§ DIRECTIVE
Copy the material that follows word for word and omit its pictures.

§ RAW DATA
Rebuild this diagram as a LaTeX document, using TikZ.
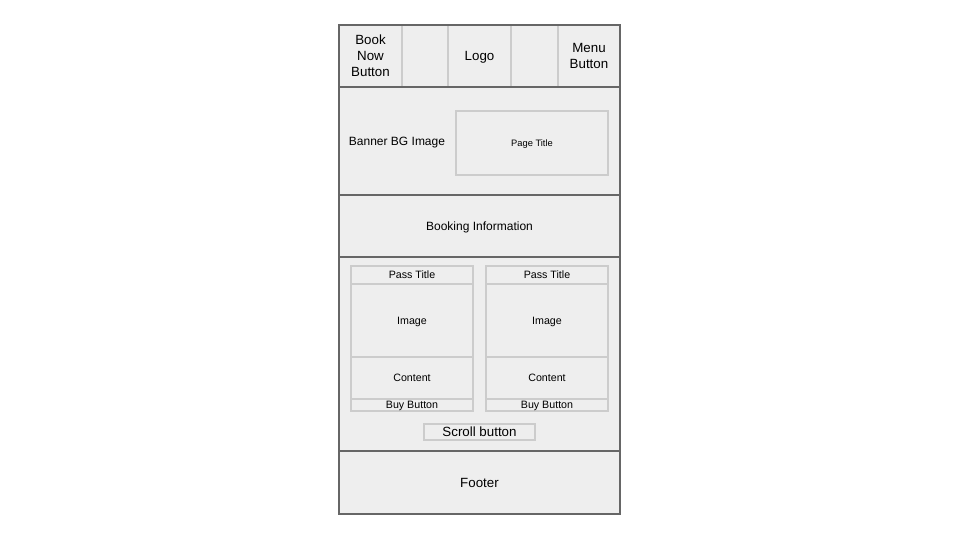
\documentclass[tikz,border=0pt]{standalone}
\usepackage{fontspec}
\setmainfont{Liberation Sans}
\definecolor{panelfill}{HTML}{EEEEEE}
\definecolor{darkline}{HTML}{666666}
\definecolor{lightline}{HTML}{CCCCCC}
\newcommand{\pxu}{0.75pt}
\tikzset{
  cell/.style 2 args={shape=rectangle, inner sep=0pt, align=center, text depth=0pt,
    minimum width=#1*\pxu, minimum height=#2*\pxu},
  section/.style={draw=darkline, line width=1.5pt},
  part/.style={draw=lightline, fill=panelfill, line width=1.5pt},
  big/.style={font=\fontsize{10pt}{12pt}\selectfont},
  mid/.style={font=\fontsize{9pt}{11pt}\selectfont},
  small/.style={font=\fontsize{8pt}{9pt}\selectfont},
  tiny/.style={font=\fontsize{7pt}{8pt}\selectfont},
}
\begin{document}
\begin{tikzpicture}[x=0.75pt, y=-0.75pt]
	\useasboundingbox (0,0) rectangle (960,540);
	% page background
	\node[cell={281}{489}, fill=panelfill] (page) at (479.5,269.5) {};
	% header cells
	\node[cell={63}{62}, part, big] (booknow) at (370.5,56) {Book\\Now\\Button};
	\node[cell={46}{62}, part]      (gapleft) at (425,56)   {};
	\node[cell={63}{62}, part, big] (logo)    at (479.5,56) {Logo};
	\node[cell={47}{62}, part]      (gapright) at (534.5,56) {};
	\node[cell={62}{62}, part, big] (menu)    at (589,56)   {Menu\\Button};
	% sections
	\node[cell={281}{62},  section] (header)  at (479.5,56)    {};
	\node[cell={281}{108}, section] (banner)  at (479.5,141)   {};
	\node[cell={281}{62},  section, mid] (booking) at (479.5,226) {Booking Information};
	\node[cell={281}{194}, section] (passes)  at (479.5,354)   {};
	\node[cell={281}{63},  section, big] (footer) at (479.5,482.5) {Footer};
	% banner contents
	\node[cell={0}{0}, mid] (bannerimg) at (397,141) {Banner BG Image};
	\node[cell={152}{64}, part, tiny] (pagetitle) at (532,143) {Page Title};
	% pass cards
	\foreach \cx/\side in {412/left, 547/right} {
		\node[cell={122}{18}, part, small] (title-\side)   at (\cx,275)   {Pass Title};
		\node[cell={122}{73}, part, small] (image-\side)   at (\cx,320.5) {Image};
		\node[cell={122}{42}, part, small] (content-\side) at (\cx,378)   {Content};
		\node[cell={122}{12}, part, small] (buy-\side)     at (\cx,405)   {Buy Button};
	}
	\node[cell={111}{16}, part, big] (scroll) at (479.5,432) {Scroll button};
\end{tikzpicture}
\end{document}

§ OUTPUT
Rebuild this diagram as a LaTeX document, using TikZ.
\documentclass[tikz,border=0pt]{standalone}
\usepackage{fontspec}
\setmainfont{Liberation Sans}
\definecolor{panelfill}{HTML}{EEEEEE}
\definecolor{darkline}{HTML}{666666}
\definecolor{lightline}{HTML}{CCCCCC}
\newcommand{\pxu}{0.75pt}
\tikzset{
  cell/.style 2 args={shape=rectangle, inner sep=0pt, align=center, text depth=0pt,
    minimum width=#1*\pxu, minimum height=#2*\pxu},
  section/.style={draw=darkline, line width=1.5pt},
  part/.style={draw=lightline, fill=panelfill, line width=1.5pt},
  big/.style={font=\fontsize{10pt}{12pt}\selectfont},
  mid/.style={font=\fontsize{9pt}{11pt}\selectfont},
  small/.style={font=\fontsize{8pt}{9pt}\selectfont},
  tiny/.style={font=\fontsize{7pt}{8pt}\selectfont},
}
\begin{document}
\begin{tikzpicture}[x=0.75pt, y=-0.75pt]
	\useasboundingbox (0,0) rectangle (960,540);
	% page background
	\node[cell={281}{489}, fill=panelfill] (page) at (479.5,269.5) {};
	% header cells
	\node[cell={63}{62}, part, big] (booknow) at (370.5,56) {Book\\Now\\Button};
	\node[cell={46}{62}, part]      (gapleft) at (425,56)   {};
	\node[cell={63}{62}, part, big] (logo)    at (479.5,56) {Logo};
	\node[cell={47}{62}, part]      (gapright) at (534.5,56) {};
	\node[cell={62}{62}, part, big] (menu)    at (589,56)   {Menu\\Button};
	% sections
	\node[cell={281}{62},  section] (header)  at (479.5,56)    {};
	\node[cell={281}{108}, section] (banner)  at (479.5,141)   {};
	\node[cell={281}{62},  section, mid] (booking) at (479.5,226) {Booking Information};
	\node[cell={281}{194}, section] (passes)  at (479.5,354)   {};
	\node[cell={281}{63},  section, big] (footer) at (479.5,482.5) {Footer};
	% banner contents
	\node[cell={0}{0}, mid] (bannerimg) at (397,141) {Banner BG Image};
	\node[cell={152}{64}, part, tiny] (pagetitle) at (532,143) {Page Title};
	% pass cards
	\foreach \cx/\side in {412/left, 547/right} {
		\node[cell={122}{18}, part, small] (title-\side)   at (\cx,275)   {Pass Title};
		\node[cell={122}{73}, part, small] (image-\side)   at (\cx,320.5) {Image};
		\node[cell={122}{42}, part, small] (content-\side) at (\cx,378)   {Content};
		\node[cell={122}{12}, part, small] (buy-\side)     at (\cx,405)   {Buy Button};
	}
	\node[cell={111}{16}, part, big] (scroll) at (479.5,432) {Scroll button};
\end{tikzpicture}
\end{document}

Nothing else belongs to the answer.